Marie Aronsohn’s interview of Maureen Raymo, which appeared in Lamont’s 2018 Annual Report and touched on Mo’s research and the work of the Lamont Core Repository, was reprised on our web site on Tuesday (https://www.ldeo.columbia.edu/news-events/maureen-raymo-lamont%E2%80%99s-living-library-earth-history). Also on Tuesday, as part of AGU’s Centennial Collection of Third Pod from the Sun podcasts, Eos reposted an interview with the University of Arizona’s Jessica Tierney on her paleoclimate work with Peter de Menocal on the “Green Sahara” era 5000 to 11,000 years ago and its possible role in the migration of human populations in the region (https://eos.org/articles/podcast-when-the-sahara-was-green?utm_source=eos&utm_medium=email&utm_campaign=EosBuzz041919). Yesterday, Jen Lamp’s final blog from her fieldwork in the McMurdo Dry Valleys this past austral summer was posted on our web site, and it offers a fascinating glimpse into the detailed considerations needed to set up and operate yearlong experiments in Antarctica (https://www.ldeo.columbia.edu/news-events/field-work-ends-%E2%80%A6-now). Also yesterday, Marco Tedesco was quoted multiple times in a Washington Post story on the anomalously warm temperatures in Greenland this year and the unusually early onset of the summer melting season (https://www.washingtonpost.com/weather/2019/04/18/its-been-exceptionally-warm-greenland-lately-ice-is-melting-month-early/).
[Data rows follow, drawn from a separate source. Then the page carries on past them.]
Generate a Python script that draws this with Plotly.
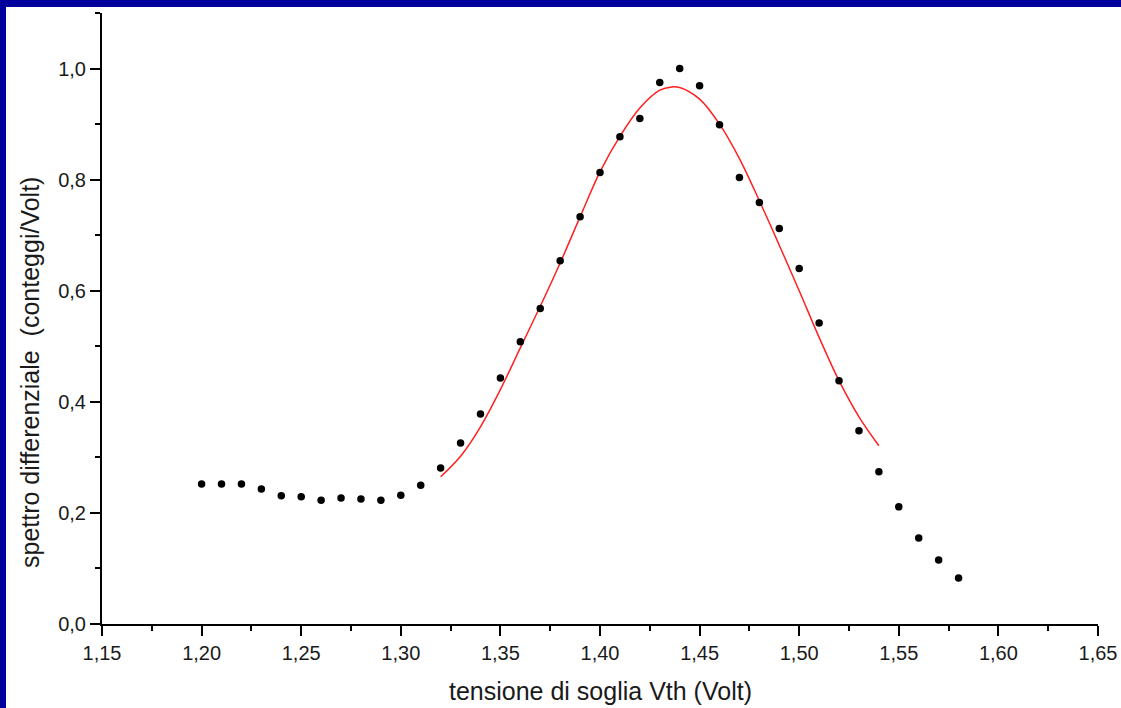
import plotly.graph_objects as go

# measured data points
x_data = [1.20, 1.21, 1.22, 1.23, 1.24, 1.25, 1.26, 1.27, 1.28, 1.29,
          1.30, 1.31, 1.32, 1.33, 1.34, 1.35, 1.36, 1.37, 1.38, 1.39,
          1.40, 1.41, 1.42, 1.43, 1.44, 1.45, 1.46, 1.47, 1.48, 1.49,
          1.50, 1.51, 1.52, 1.53, 1.54, 1.55, 1.56, 1.57, 1.58]
y_data = [0.252, 0.252, 0.252, 0.243, 0.231, 0.229, 0.223, 0.227, 0.225, 0.223,
          0.232, 0.250, 0.281, 0.326, 0.378, 0.443, 0.508, 0.568, 0.654, 0.733,
          0.813, 0.877, 0.910, 0.975, 1.000, 0.969, 0.899, 0.804, 0.759, 0.712,
          0.640, 0.542, 0.438, 0.348, 0.274, 0.211, 0.155, 0.115, 0.083]

# fitted curve
x_fit = [1.32, 1.33, 1.34, 1.35, 1.36, 1.37, 1.38, 1.39, 1.40, 1.41, 1.42,
         1.43, 1.436, 1.44, 1.45, 1.46, 1.47, 1.48, 1.49, 1.50, 1.51, 1.52, 1.53, 1.54]
y_fit = [0.265, 0.302, 0.355, 0.422, 0.497, 0.572, 0.650, 0.733, 0.814, 0.878, 0.929,
         0.961, 0.967, 0.966, 0.945, 0.900, 0.838, 0.762, 0.682, 0.600, 0.516, 0.438, 0.373, 0.321]

x_ticks = [1.15, 1.20, 1.25, 1.30, 1.35, 1.40, 1.45, 1.50, 1.55, 1.60, 1.65]
y_ticks = [0.0, 0.2, 0.4, 0.6, 0.8, 1.0]

x_title = "tensione di soglia Vth (Volt)"
y_title = "spettro differenziale\u00a0\u00a0(conteggi/Volt)"

FONT = "Liberation Sans, Arial, sans-serif"
TXT = "#1a1a1a"
BLUE = "#00009c"

fig = go.Figure()
fig.add_trace(go.Scatter(x=x_fit, y=y_fit, mode="lines",
                         line=dict(color="#ff2020", width=1.5, shape="spline"),
                         showlegend=False, hoverinfo="skip"))
fig.add_trace(go.Scatter(x=x_data, y=y_data, mode="markers",
                         marker=dict(color="black", size=7.5),
                         showlegend=False))

axis_common = dict(showline=True, linecolor="black", linewidth=2,
                   ticks="outside", ticklen=10, tickwidth=2, tickcolor="black",
                   showgrid=False, zeroline=False, mirror=False, automargin=False,
                   tickfont=dict(family=FONT, size=20, color=TXT))

fig.update_xaxes(range=[1.15, 1.65], tickvals=x_ticks, tickformat=".2f",
                 minor=dict(ticks="outside", ticklen=5, tickwidth=2, tickcolor="black",
                            dtick=0.025, tick0=1.15, showgrid=False),
                 **axis_common)
fig.update_yaxes(range=[0, 1.1], tickvals=y_ticks, tickformat=".1f",
                 minor=dict(ticks="outside", ticklen=5, tickwidth=2, tickcolor="black",
                            dtick=0.1, tick0=0, showgrid=False),
                 **axis_common)

W, H = 1121, 708
L, R, T, B = 102, 23, 13, 84
pw, ph = W - L - R, H - T - B

def px_to_paper_x(px):
    return (px - L) / pw

def px_to_paper_y(py):
    return (H - B - py) / ph

fig.add_annotation(text=x_title, xref="paper", yref="paper",
                   x=px_to_paper_x(600), y=px_to_paper_y(691),
                   xanchor="center", yanchor="middle", showarrow=False,
                   font=dict(family=FONT, size=25, color=TXT))
fig.add_annotation(text=y_title, xref="paper", yref="paper",
                   x=px_to_paper_x(30), y=px_to_paper_y(373), textangle=-90,
                   xanchor="center", yanchor="middle", showarrow=False,
                   font=dict(family=FONT, size=25, color=TXT))

fig.add_shape(type="rect", xref="paper", yref="paper",
              x0=px_to_paper_x(-5), x1=px_to_paper_x(6),
              y0=px_to_paper_y(H + 5), y1=px_to_paper_y(-5),
              fillcolor=BLUE, line_width=0, layer="above")
fig.add_shape(type="rect", xref="paper", yref="paper",
              x0=px_to_paper_x(-5), x1=px_to_paper_x(W + 5),
              y0=px_to_paper_y(7), y1=px_to_paper_y(-5),
              fillcolor=BLUE, line_width=0, layer="above")

fig.update_layout(separators=",.",
                  margin=dict(l=L, r=R, t=T, b=B),
                  paper_bgcolor="white", plot_bgcolor="white",
                  font=dict(family=FONT))

fig.write_html("out.html")
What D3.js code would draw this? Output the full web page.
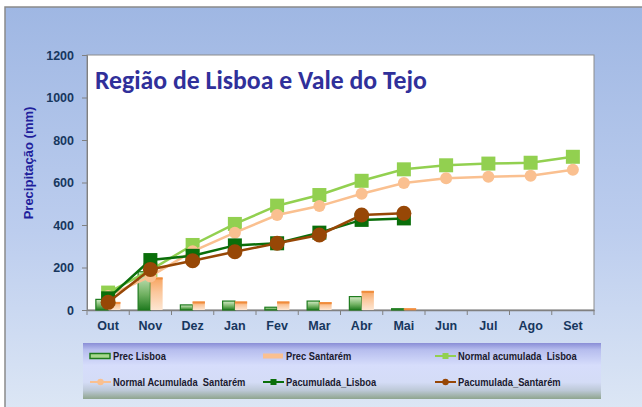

This afternoon’s Earth Science Colloquium speaker will be Eugene Humphreys, Professor of Geophysics at the University of Oregon (https://pages.uoregon.edu/ghump/) and an expert on the tectonics, geodynamics, and seismic characteristics of the western U.S. Gene’s seminar will be on “Laramide-age growth of the Wyoming craton by oceanic plateau under-accretion.” May you grow your knowledge by joining me in accreting to his audience.